Joanis provided a different figure Tuesday, saying the estimate for repairs was actually around $205,000. Buckner said he couldn’t recall the exact figure, but said it was “substantial,” an amount that encompassed HVAC, windows, plumbing and other issues, not even including measures needed to make the building ADA (American Disabilities Act)-compliant.
“It won’t be an inexpensive project by any means,” said Joanis. “I saw some things today that really caused me some questions in my mind. We know that unless we are legally able to operate the program for the children, that we are dead in the water — and that’s where we are right now in terms of the facility we just left.”
Joanis said no promises were made to be in Garland, but was included in a sort of wish list of centers where Telamon wanted to have children served. The only promise was to serve 417 total children, 345 Head Start and 72 Early Head Start children.
“My concern is the grant was written, money was requested for the Garland site with the initial walk-through (in March), and it should’ve been apparent then that is an old building and it will cost a lot of money to repair,” said Murphy. “But yet, in the grant application, the Garland center is scheduled to open.”
The mayor said the town in recent days has been presented with conflicting stories. On one hand, the town has been told that money was requested to make renovations up to Telamon’s standards but that the request was not fully funded. On the other hand, the town was told by Telamon in a special meeting last week that previous grantee Sampson County was supposed to make repairs prior to relinquishing the grant on June 30, but did not do so.
Byrd backpedalled from the comments Tuesday, but Murphy held her to them.
“Excuse me, we have this on tape and it was in the paper, we all heard it,” the mayor said. “You said Sampson County was supposed to get these things done before June 30.”
Joanis said, regardless of what was said and what plans might have been, the important thing was to move forward.
“It’s really isn’t important whether Sampson County planned to do some things or not, because their time with the grant is gone. It is a moot point about whether they could have or should have or would have completed any repairs,” Joanis said. “What’s important is that those things and a number of others need to be done to upgrade the facility so we can get a license to have kids there. It is now on us.”
Garland is not the only location in Telamon’s 47-year history where a program was planned for operation but was unable to open because of the condition of facilities, Joanis noted. “Yeah, but Garland’s the only one we’re worried about,” Smith interjected.
‘You’ve told us nothing’
Other questions were asked by those in attendance, including the cost of busing children compared to the necessary renovations to serve the 61 children at the Garland site. Telamon said those numbers had not been crunched. Buckner said inspections would have to be scheduled and conducted before any real cost of renovations is known, and timetable for completion of the work given.
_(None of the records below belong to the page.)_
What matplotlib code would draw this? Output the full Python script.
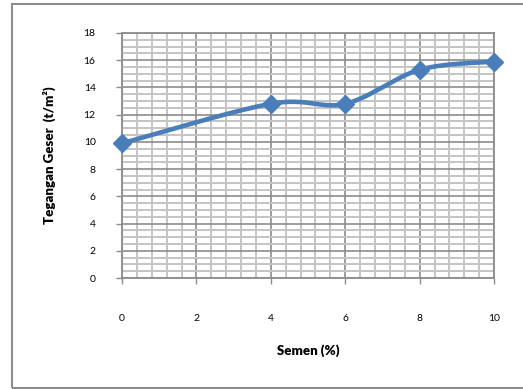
import numpy as np
import matplotlib.pyplot as plt
from matplotlib.patches import Rectangle
from matplotlib.ticker import MultipleLocator

semen = [0, 4, 6, 8, 10]
tegangan = [9.9, 12.8, 12.8, 15.3, 15.9]

biru = '#4a7ebb'

plt.rcParams['font.family'] = ['Lato', 'DejaVu Sans']

fig = plt.figure(figsize=(5.23, 3.89), dpi=100)
ax = fig.add_axes([0.2333, 0.2853, 0.7113, 0.6299])

# kurva halus (bezier ala excel) lewat titik data
x = np.array(semen, dtype=float)
y = np.array(tegangan, dtype=float)
px = np.concatenate([[x[0]], x, [x[-1]]])
py = np.concatenate([[y[0]], y, [y[-1]]])
t = np.linspace(0, 1, 40)
cx, cy = [], []
for i in range(len(x) - 1):
    p0 = np.array([x[i], y[i]])
    p3 = np.array([x[i + 1], y[i + 1]])
    p1 = p0 + (np.array([px[i + 2], py[i + 2]]) - np.array([px[i], py[i]])) / 6
    p2 = p3 - (np.array([px[i + 3], py[i + 3]]) - np.array([px[i + 1], py[i + 1]])) / 6
    b = ((1 - t)**3)[:, None] * p0 + (3 * (1 - t)**2 * t)[:, None] * p1 \
        + (3 * (1 - t) * t**2)[:, None] * p2 + (t**3)[:, None] * p3
    cx.extend(b[:, 0])
    cy.extend(b[:, 1])

ax.plot(cx, cy, color=biru, lw=3.3, solid_capstyle='round', zorder=3, clip_on=False)
ax.plot(semen, tegangan, 'D', color=biru, markersize=9.5, zorder=4, clip_on=False)

ax.set_xlim(0, 10)
ax.set_ylim(0, 18)
ax.xaxis.set_major_locator(MultipleLocator(2))
ax.yaxis.set_major_locator(MultipleLocator(2))
ax.xaxis.set_minor_locator(MultipleLocator(0.4))
ax.yaxis.set_minor_locator(MultipleLocator(0.5))

ax.grid(which='major', color='#8c8c8c', lw=1.2)
ax.grid(which='minor', color='#c4c4c4', lw=1.4)
ax.set_axisbelow(True)

for s in ax.spines.values():
    s.set_color('#8c8c8c')
    s.set_linewidth(1.3)

ax.tick_params(which='major', length=4, width=1, color='#8c8c8c', labelsize=7.5,
               labelcolor='black')
ax.tick_params(which='minor', length=0)
ax.tick_params(axis='x', pad=22)
ax.tick_params(axis='y', pad=15)

ax.set_xlabel('Semen (%)', fontsize=9.5, fontweight='heavy', labelpad=15)
ax.set_ylabel('Tegangan Geser  (t/m²)', fontsize=9.5, fontweight='heavy', labelpad=20)

# bingkai area grafik
fig.patches.append(Rectangle((12 / 523, 1 / 389), 1.2, 1 - 5 / 389,
                             transform=fig.transFigure, fill=False,
                             edgecolor='#8c8c8c', lw=1.5))

fig.savefig('out.png', dpi=100)
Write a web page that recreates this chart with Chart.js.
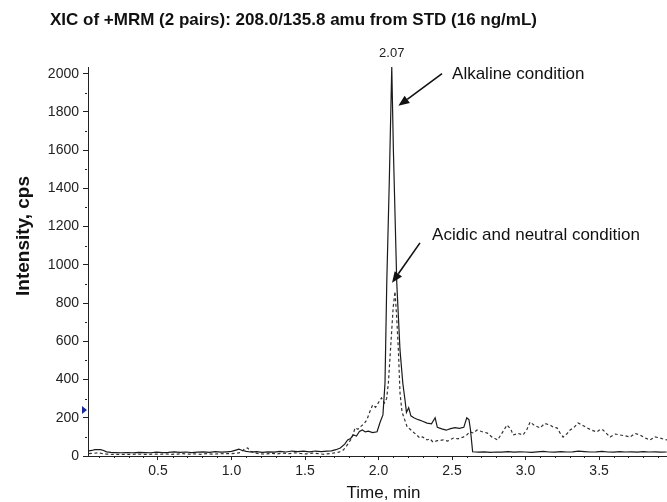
<!DOCTYPE html>
<html><head><meta charset="utf-8">
<script src="https://cdn.jsdelivr.net/npm/chart.js@4.4.1/dist/chart.umd.min.js"></script>
<style>html,body{margin:0;padding:0;background:#fff}#wrap{width:667px;height:502px}</style>
</head><body><div id="wrap"><canvas id="c" width="667" height="502"></canvas></div>
<script>
// ---- data (time in min, intensity in cps) ----
const alkalineTime = [0.03,0.05,0.07,0.09,0.11,0.13,0.15,0.18,0.21,0.25,0.29,0.33,0.37,0.41,0.45,0.49,0.53,0.57,0.61,0.65,0.69,0.73,0.77,0.81,0.85,0.89,0.93,0.97,1.00,1.03,1.05,1.07,1.10,1.13,1.17,1.21,1.25,1.29,1.33,1.37,1.41,1.45,1.49,1.53,1.57,1.61,1.65,1.68,1.71,1.74,1.77,1.79,1.81,1.83,1.85,1.87,1.89,1.91,1.93,1.96,1.99,2.01,2.03,2.044,2.056,2.073,2.090,2.101,2.124,2.146,2.165,2.18,2.19,2.205,2.22,2.24,2.27,2.30,2.33,2.36,2.385,2.40,2.43,2.46,2.49,2.52,2.55,2.58,2.60,2.615,2.625,2.64,2.68,2.72,2.76,2.80,2.84,2.88,2.92,2.96,3.00,3.04,3.08,3.12,3.16,3.20,3.24,3.28,3.32,3.36,3.40,3.44,3.48,3.52,3.56,3.60,3.64,3.68,3.72,3.76,3.80,3.84,3.88,3.92,3.96];
const alkalineIntensity = [27,29,33,34,33,29,22,19,18,17,18,17,19,18,17,20,18,19,22,19,21,18,20,22,19,23,20,22,24,31,36,30,24,21,23,19,22,20,24,21,26,23,25,22,26,23,25,27,33,42,62,84,92,110,104,128,136,126,130,122,127,175,215,382,906,1429,2035,1602,906,555,382,293,228,252,210,200,190,182,172,168,200,150,142,135,143,148,145,150,200,190,140,22,20,22,19,21,20,23,20,22,21,19,22,24,21,20,23,21,22,25,23,21,22,24,21,20,23,21,22,20,23,21,22,20,21];

const acidicTime = [0.03,0.06,0.09,0.12,0.15,0.19,0.23,0.27,0.31,0.35,0.39,0.43,0.47,0.51,0.55,0.59,0.63,0.67,0.71,0.75,0.79,0.83,0.87,0.91,0.95,0.99,1.03,1.06,1.09,1.11,1.13,1.16,1.19,1.23,1.27,1.31,1.35,1.39,1.43,1.47,1.51,1.55,1.59,1.63,1.67,1.70,1.73,1.76,1.78,1.81,1.83,1.84,1.86,1.88,1.90,1.92,1.94,1.96,1.98,2.00,2.02,2.04,2.055,2.067,2.085,2.100,2.112,2.124,2.135,2.146,2.16,2.18,2.195,2.215,2.235,2.26,2.28,2.30,2.33,2.35,2.37,2.40,2.44,2.47,2.51,2.54,2.575,2.60,2.62,2.645,2.67,2.70,2.74,2.77,2.81,2.84,2.874,2.90,2.915,2.95,2.983,3.01,3.031,3.06,3.099,3.13,3.167,3.19,3.214,3.235,3.255,3.28,3.303,3.33,3.357,3.39,3.418,3.45,3.486,3.51,3.527,3.55,3.575,3.61,3.643,3.68,3.711,3.745,3.779,3.81,3.847,3.88,3.915,3.94,3.962];
const acidicIntensity = [12,14,16,13,10,9,8,9,8,10,9,8,10,9,11,9,10,12,10,11,9,12,10,11,13,12,14,18,38,42,24,16,12,10,14,11,15,12,17,13,11,15,12,9,13,16,20,31,50,84,120,147,140,155,168,188,230,267,255,280,304,277,300,382,600,780,860,720,555,330,230,185,152,140,126,110,94,100,84,90,73,80,84,78,94,90,99,110,126,120,136,128,120,100,84,120,162,140,110,118,110,140,178,160,147,170,162,150,147,120,99,115,136,150,173,160,147,135,126,140,136,118,99,115,110,105,99,118,110,95,84,100,94,88,84];

const xTickLabels = [0.5, 1.0, 1.5, 2.0, 2.5, 3.0, 3.5];
const yTickLabels = [0, 200, 400, 600, 800, 1000, 1200, 1400, 1600, 1800, 2000];
const xMinorTicks = [0.1,0.2,0.3,0.4,0.6,0.7,0.8,0.9,1.1,1.2,1.3,1.4,1.6,1.7,1.8,1.9,2.1,2.2,2.3,2.4,2.6,2.7,2.8,2.9,3.1,3.2,3.3,3.4,3.6,3.7,3.8,3.9];
const yMinorTicks = [100,300,500,700,900,1100,1300,1500,1700,1900];

const titleText = 'XIC of +MRM (2 pairs): 208.0/135.8 amu from STD (16 ng/mL)';
const peakLabel = '2.07';
const peakTime = 2.09, peakIntensity = 2035;
const xTitle = 'Time, min';
const yTitle = 'Intensity, cps';
const markerIntensity = 240;

// annotations in data coordinates: [text, textTime, textIntensity, tailTime, tailIntensity, tipTime, tipIntensity]
const annotations = [
  ['Alkaline condition', 2.50, 1995, 2.432, 2000, 2.135, 1832],
  ['Acidic and neutral condition', 2.364, 1152, 2.282, 1115, 2.092, 906]
];

const FONT = '"Liberation Sans", Arial, Helvetica, sans-serif';

function pts(t, v) { return t.map((x, i) => ({ x: x, y: v[i] })); }

const decor = {
  id: 'decor',
  afterDraw(chart) {
    const ctx = chart.ctx, xs = chart.scales.x, ys = chart.scales.y, a = chart.chartArea;
    ctx.save();
    ctx.strokeStyle = '#222'; ctx.lineWidth = 1;
    // minor ticks
    ctx.beginPath();
    xMinorTicks.forEach(v => { const px = Math.round(xs.getPixelForValue(v)) + 0.5; ctx.moveTo(px, a.bottom); ctx.lineTo(px, a.bottom + 2); });
    yMinorTicks.forEach(v => { const py = Math.round(ys.getPixelForValue(v)) + 0.5; ctx.moveTo(a.left - 3, py); ctx.lineTo(a.left - 1, py); });
    ctx.stroke();
    // blue marker
    const my = ys.getPixelForValue(markerIntensity);
    ctx.fillStyle = '#1a2a9a';
    ctx.beginPath(); ctx.moveTo(a.left - 6, my - 4); ctx.lineTo(a.left - 1, my); ctx.lineTo(a.left - 6, my + 4); ctx.closePath(); ctx.fill();
    // title
    ctx.fillStyle = '#111';
    ctx.font = 'bold 17px ' + FONT; ctx.textBaseline = 'middle'; ctx.textAlign = 'left';
    ctx.fillText(titleText, 50, 20);
    // peak label
    ctx.font = '13px ' + FONT; ctx.textAlign = 'center'; ctx.fillStyle = '#222';
    ctx.fillText(peakLabel, xs.getPixelForValue(peakTime), ys.getPixelForValue(peakIntensity) - 14);
    // axis titles
    ctx.fillStyle = '#111';
    ctx.font = '17px ' + FONT; ctx.textAlign = 'center';
    ctx.fillText(xTitle, (a.left + a.right) / 2 + 6, 493);
    ctx.save(); ctx.translate(24, 236); ctx.rotate(-Math.PI / 2);
    ctx.font = 'bold 19px ' + FONT; ctx.fillText(yTitle, 0, 0); ctx.restore();
    // annotations
    annotations.forEach(an => {
      ctx.font = '17px ' + FONT; ctx.textAlign = 'left'; ctx.fillStyle = '#111';
      ctx.fillText(an[0], xs.getPixelForValue(an[1]), ys.getPixelForValue(an[2]));
      const x1 = xs.getPixelForValue(an[3]), y1 = ys.getPixelForValue(an[4]);
      const x2 = xs.getPixelForValue(an[5]), y2 = ys.getPixelForValue(an[6]);
      const ang = Math.atan2(y2 - y1, x2 - x1), L = 11, W = 4.5;
      const bx = x2 - L * Math.cos(ang), by = y2 - L * Math.sin(ang);
      ctx.strokeStyle = '#111'; ctx.lineWidth = 1.6;
      ctx.beginPath(); ctx.moveTo(x1, y1); ctx.lineTo(bx, by); ctx.stroke();
      ctx.beginPath(); ctx.moveTo(x2, y2);
      ctx.lineTo(bx + W * Math.sin(ang), by - W * Math.cos(ang));
      ctx.lineTo(bx - W * Math.sin(ang), by + W * Math.cos(ang));
      ctx.closePath(); ctx.fill();
    });
    ctx.restore();
  }
};

new Chart(document.getElementById('c'), {
  type: 'line',
  data: {
    datasets: [
      { label: 'Alkaline condition', data: pts(alkalineTime, alkalineIntensity), borderColor: '#1a1a1a', borderWidth: 1.2, pointRadius: 0, tension: 0, fill: false },
      { label: 'Acidic and neutral condition', data: pts(acidicTime, acidicIntensity), borderColor: '#333', borderWidth: 1.2, borderDash: [3, 2.5], pointRadius: 0, tension: 0, fill: false }
    ]
  },
  options: {
    responsive: false, animation: false, devicePixelRatio: 1,
    layout: { padding: { top: 67, left: 0, right: 0, bottom: 0 } },
    plugins: { legend: { display: false }, tooltip: { enabled: false }, title: { display: false } },
    scales: {
      x: {
        type: 'linear', position: 'bottom', min: 0.024, max: 3.962,
        afterFit(s) { s.height = 46; },
        afterBuildTicks(s) { s.ticks = xTickLabels.map(v => ({ value: v })); },
        ticks: { autoSkip: false, maxRotation: 0, padding: 3, color: '#222', font: { family: FONT, size: 14 }, callback: v => Number(v).toFixed(1) },
        grid: { drawOnChartArea: false, drawTicks: true, tickLength: 4, color: '#222' },
        border: { display: true, color: '#222', width: 1 }
      },
      y: {
        type: 'linear', min: 0, max: 2035,
        afterFit(s) { s.width = 88; },
        afterBuildTicks(s) { s.ticks = yTickLabels.map(v => ({ value: v })); },
        ticks: { autoSkip: false, padding: 4, color: '#222', font: { family: FONT, size: 14 }, callback: v => String(v) },
        grid: { drawOnChartArea: false, drawTicks: true, tickLength: 5, color: '#222' },
        border: { display: true, color: '#222', width: 1 }
      }
    }
  },
  plugins: [decor]
});
</script></body></html>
“So you come down here and you can’t give us an answer of anything,” Smith said. “I’m surprised you have nothing to gather at all. I would think that you would come to this table telling us something, and you’ve told us nothing.”
“Well the inspections haven’t been done yet,” Buckner replied.
“The only thing you really know is there’s not going to be any kids there come September,” Smith said. “That’s the only thing you can guarantee us, isn’t it? That’s the only thing you really have got to bring to the table today. We don’t need to know ‘if,’ we need to know what you intend to do. Are you going to inspect it? Say what you’re going to do. To be sure you have an idea if you’re going to move forward or not.”
Joanis said the building would be assessed to see what needs to be done to bring it up to standard, however he noted that Buckner is “pretty busy” working statewide on issues at other facilities. Those inspections could produce a “nightmare” for the Garland site.
“We could see reports that would double or triple the amount of money it would take to get this building up to par. We’re not miracle workers, we’re social workers. We wrote a grant to take over a Head Start program in Sampson County and that’s what we’re going to do. We’re going to serve those kids and those parents. If it means that we can’t get into a facility with license for six months to a year, that’s what it’s going to mean. I can’t be more direct about that.”
Former Head Start director Lacy Bell Jr. pointed out some of the renovations done over the years and denied there was a roach infestation, saying the building was regularly sprayed for pests. Assistant county manager Susan Holder said a report of pests in 2010 — a matter that was resolved — was the only such report.
“We stretched the Head Start dollar as far as we could to provide quality service here in Garland. We don’t want you to think that we tried to short-change it,” said Bell. “We’ve spent money on that building, quite a bit, to try and do the best we can to serve this community. I want you to know we did the best we could based on the funding we were afforded. I certainly did not want to see Head Start leave from Garland. Hopefully we can get this center back up and running. Of course, it is going to take some dollars.”
Joanis said Telamon will absolutely not run a center where kids are in danger.
“I understand that,” Smith replied, “but I also understand that you have not come up with a solid solution yet.”
“You are absolutely right,” Joanis said.
‘We need our children here’
Murphy said the town was also looking at the possibility of establishing a local church as a temporary site to serve children while renovations were made at the Head Start building. Register implored Telamon to give the town board and residents the option of attempting to find alternatives before the busing decision was made.
“It feels like right now, when you walk out of this door, it’s going to be ‘see you later Garland.’ That’s how it feels,” said Register. “Everybody in this room feels this way. On Thursday night, when we had this meeting, we left out of here (thinking) if we could figure out how to come up with $60,000 we could get our place back up and running. Now you’re telling us it’s $205,000. Next time you come down here, it’s going to be a quarter of a million dollars.”
Joanis said it very well could be that much.
“If you sense that we have abandoned the kids and parents of Garland, North Carolina,” Joanis said, “you are simply mistaken.”
Murphy asked that any letters to parents notifying them of the busing decision be delayed so she and Byrd could discuss and explore alternatives before the plan was set in stone. The mayor requested copies of Telamon’s grant, its budget and expenditures made in Sampson, as well as the community assessment that was done. A “punch list” of needed repairs with accompanying timeline was also requested.
“We need our children here,” said Murphy. “Please do not ignore us, please don’t exclude us from this process. When we get into conflict, no one wins. We do look forward to working very closely with (Telamon) to resolve this in a peaceful way. We do want the services to continue for all children, we just would like for them to be served here. We are sitting here ready to do whatever we need to do to get this center open.”